Supplied material:
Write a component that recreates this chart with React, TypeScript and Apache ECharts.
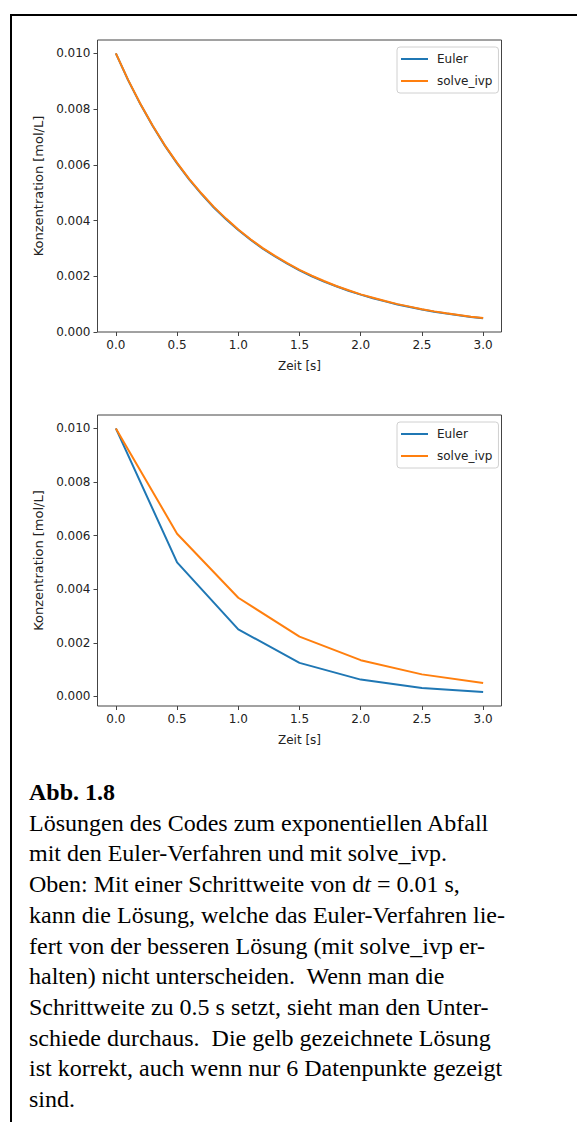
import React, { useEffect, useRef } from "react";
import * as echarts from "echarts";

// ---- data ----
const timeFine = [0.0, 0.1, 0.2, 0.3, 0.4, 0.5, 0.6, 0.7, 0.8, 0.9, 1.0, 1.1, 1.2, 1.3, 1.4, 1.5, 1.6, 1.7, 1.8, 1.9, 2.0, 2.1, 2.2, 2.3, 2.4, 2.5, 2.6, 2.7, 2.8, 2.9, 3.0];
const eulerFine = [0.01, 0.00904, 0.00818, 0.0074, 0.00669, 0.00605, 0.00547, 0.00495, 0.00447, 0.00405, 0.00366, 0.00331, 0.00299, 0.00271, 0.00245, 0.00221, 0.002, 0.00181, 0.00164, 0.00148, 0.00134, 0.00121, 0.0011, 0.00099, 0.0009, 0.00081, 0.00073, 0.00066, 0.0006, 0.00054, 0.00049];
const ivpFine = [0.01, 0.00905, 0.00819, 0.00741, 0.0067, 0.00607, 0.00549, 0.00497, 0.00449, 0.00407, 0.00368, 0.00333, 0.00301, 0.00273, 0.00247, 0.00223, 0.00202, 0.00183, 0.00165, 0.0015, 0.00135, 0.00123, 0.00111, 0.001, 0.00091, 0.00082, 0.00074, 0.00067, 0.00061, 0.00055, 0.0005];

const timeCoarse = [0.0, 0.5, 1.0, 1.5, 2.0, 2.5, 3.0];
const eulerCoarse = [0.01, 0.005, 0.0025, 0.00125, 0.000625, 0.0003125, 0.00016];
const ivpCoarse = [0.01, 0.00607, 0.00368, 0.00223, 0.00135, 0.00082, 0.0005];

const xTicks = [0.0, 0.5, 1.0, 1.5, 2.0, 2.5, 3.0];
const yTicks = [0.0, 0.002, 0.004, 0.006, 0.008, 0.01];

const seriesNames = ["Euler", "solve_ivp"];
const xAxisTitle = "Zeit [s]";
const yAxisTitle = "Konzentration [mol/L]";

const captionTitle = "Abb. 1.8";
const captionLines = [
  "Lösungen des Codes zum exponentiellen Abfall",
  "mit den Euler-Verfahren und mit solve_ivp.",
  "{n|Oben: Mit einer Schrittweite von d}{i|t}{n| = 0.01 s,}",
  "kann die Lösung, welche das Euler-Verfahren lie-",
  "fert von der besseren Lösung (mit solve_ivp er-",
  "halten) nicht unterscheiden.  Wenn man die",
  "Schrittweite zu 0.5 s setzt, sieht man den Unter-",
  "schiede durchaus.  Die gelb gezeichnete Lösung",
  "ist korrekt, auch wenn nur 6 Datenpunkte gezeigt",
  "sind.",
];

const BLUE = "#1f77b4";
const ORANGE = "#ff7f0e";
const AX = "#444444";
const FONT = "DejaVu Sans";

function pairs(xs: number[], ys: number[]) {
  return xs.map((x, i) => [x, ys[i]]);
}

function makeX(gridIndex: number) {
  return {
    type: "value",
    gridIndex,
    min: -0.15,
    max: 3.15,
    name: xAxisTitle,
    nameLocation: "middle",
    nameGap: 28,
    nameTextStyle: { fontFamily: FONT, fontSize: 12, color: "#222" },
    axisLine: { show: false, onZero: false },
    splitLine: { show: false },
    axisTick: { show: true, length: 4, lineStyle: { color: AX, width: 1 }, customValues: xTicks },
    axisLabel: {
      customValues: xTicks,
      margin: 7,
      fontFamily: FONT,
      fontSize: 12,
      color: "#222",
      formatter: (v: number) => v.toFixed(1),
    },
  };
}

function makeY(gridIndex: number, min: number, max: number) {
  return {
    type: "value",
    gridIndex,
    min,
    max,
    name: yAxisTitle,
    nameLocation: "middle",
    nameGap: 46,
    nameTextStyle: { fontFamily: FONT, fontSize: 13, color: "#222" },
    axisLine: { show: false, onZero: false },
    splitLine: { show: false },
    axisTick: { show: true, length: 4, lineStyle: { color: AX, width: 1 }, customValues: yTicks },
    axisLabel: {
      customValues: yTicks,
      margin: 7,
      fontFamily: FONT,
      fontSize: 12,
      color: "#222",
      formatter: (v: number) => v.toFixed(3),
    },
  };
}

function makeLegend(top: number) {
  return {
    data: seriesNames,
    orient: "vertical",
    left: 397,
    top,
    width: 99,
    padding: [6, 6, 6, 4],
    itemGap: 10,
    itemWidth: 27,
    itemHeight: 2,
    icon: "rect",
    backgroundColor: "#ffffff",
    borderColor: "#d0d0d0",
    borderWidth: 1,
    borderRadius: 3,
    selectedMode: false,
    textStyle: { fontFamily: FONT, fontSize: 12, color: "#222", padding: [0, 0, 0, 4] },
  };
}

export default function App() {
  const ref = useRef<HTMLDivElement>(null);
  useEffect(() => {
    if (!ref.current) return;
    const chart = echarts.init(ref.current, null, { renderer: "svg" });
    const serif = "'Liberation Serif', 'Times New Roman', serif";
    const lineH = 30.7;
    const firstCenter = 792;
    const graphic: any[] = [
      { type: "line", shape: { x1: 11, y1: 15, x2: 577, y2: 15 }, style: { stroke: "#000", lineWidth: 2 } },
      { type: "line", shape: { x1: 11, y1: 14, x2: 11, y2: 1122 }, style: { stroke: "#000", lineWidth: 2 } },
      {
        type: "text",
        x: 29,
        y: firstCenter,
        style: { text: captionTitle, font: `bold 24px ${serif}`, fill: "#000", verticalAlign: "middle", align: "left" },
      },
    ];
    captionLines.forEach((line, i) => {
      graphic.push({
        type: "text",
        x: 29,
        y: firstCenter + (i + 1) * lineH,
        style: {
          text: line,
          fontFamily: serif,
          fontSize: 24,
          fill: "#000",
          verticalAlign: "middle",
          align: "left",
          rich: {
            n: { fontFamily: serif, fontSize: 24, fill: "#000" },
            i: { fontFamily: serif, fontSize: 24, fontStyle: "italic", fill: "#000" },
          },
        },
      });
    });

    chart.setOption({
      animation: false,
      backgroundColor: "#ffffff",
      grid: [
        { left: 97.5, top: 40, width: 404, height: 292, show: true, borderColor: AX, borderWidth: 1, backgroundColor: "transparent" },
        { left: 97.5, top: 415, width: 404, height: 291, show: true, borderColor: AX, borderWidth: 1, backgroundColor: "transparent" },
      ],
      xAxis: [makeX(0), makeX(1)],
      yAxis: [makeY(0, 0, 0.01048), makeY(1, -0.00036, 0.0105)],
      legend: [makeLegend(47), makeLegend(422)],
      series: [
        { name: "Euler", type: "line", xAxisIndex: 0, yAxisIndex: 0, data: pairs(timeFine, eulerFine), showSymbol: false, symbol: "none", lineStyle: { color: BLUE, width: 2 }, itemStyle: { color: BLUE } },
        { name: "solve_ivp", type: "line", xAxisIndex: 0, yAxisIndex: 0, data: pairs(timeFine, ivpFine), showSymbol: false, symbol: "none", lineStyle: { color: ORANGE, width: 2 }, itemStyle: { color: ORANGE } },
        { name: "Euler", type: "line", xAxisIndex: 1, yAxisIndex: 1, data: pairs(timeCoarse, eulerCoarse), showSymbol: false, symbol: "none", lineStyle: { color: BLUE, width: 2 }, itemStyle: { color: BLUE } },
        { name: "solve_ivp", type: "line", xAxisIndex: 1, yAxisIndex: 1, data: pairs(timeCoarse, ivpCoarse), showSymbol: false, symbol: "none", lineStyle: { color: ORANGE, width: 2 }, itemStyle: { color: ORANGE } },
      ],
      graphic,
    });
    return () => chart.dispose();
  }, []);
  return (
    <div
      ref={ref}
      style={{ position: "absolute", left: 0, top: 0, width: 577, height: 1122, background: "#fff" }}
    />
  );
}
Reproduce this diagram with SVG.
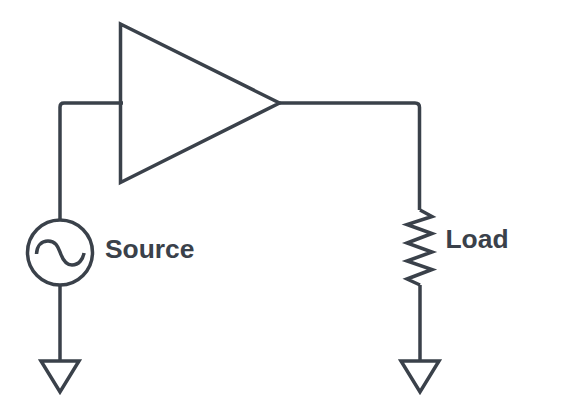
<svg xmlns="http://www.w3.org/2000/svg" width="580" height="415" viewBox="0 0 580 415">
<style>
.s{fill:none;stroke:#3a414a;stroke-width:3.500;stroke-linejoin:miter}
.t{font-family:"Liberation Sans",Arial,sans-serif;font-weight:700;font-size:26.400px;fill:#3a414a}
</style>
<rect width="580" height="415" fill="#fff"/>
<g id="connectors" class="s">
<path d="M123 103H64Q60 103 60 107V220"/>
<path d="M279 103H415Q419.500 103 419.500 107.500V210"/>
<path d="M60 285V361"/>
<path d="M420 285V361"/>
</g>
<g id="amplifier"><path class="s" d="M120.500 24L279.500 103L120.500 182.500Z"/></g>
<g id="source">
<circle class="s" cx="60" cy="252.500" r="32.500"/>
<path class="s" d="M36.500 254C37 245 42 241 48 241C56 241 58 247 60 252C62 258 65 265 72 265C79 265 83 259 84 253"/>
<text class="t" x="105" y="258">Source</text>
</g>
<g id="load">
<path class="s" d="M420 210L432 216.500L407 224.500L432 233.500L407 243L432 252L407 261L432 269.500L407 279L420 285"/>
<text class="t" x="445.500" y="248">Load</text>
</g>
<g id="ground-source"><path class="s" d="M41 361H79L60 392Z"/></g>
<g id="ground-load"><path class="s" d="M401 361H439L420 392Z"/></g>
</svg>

Written request: Pull out every line above that holds the word "this".

Task output:
Write a component that recreates this chart with React, TypeScript and Apache ECharts.
Reproduce this diagram with SVG.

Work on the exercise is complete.